L’avenir du thrifting
Malgré ces écueils, le thrifting semble avoir de beaux jours devant lui. Pour beaucoup d’adolescents, il représente bien plus qu’une simple tendance : c’est un mode de consommation en accord avec leurs valeurs. De nombreux jeunes affirment ne plus pouvoir envisager de revenir à l’achat exclusif de vêtements neufs, ayant pris conscience de l’importance de consommer de manière responsable.
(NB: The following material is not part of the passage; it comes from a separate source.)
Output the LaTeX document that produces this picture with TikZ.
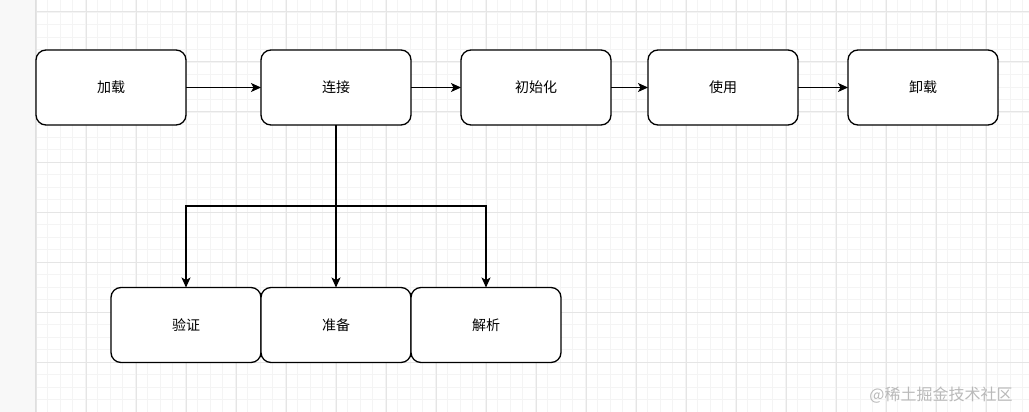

Les experts s’accordent à dire que cette pratique pourrait bien redéfinir durablement les habitudes de consommation de toute une génération. Les sociologues observent que ces jeunes qui grandissent avec le thrifting développent un rapport différent à la possession et à la valeur des objets, potentiellement à l’origine d’un changement de paradigme dans notre société de consommation.
Alors que l’industrie de la mode est appelée à se réinventer face aux défis environnementaux, le thrifting apparaît comme une réponse créative et engagée. En réinventant la seconde main, les adolescents ne se contentent pas de suivre une mode : ils participent activement à façonner le futur de la consommation.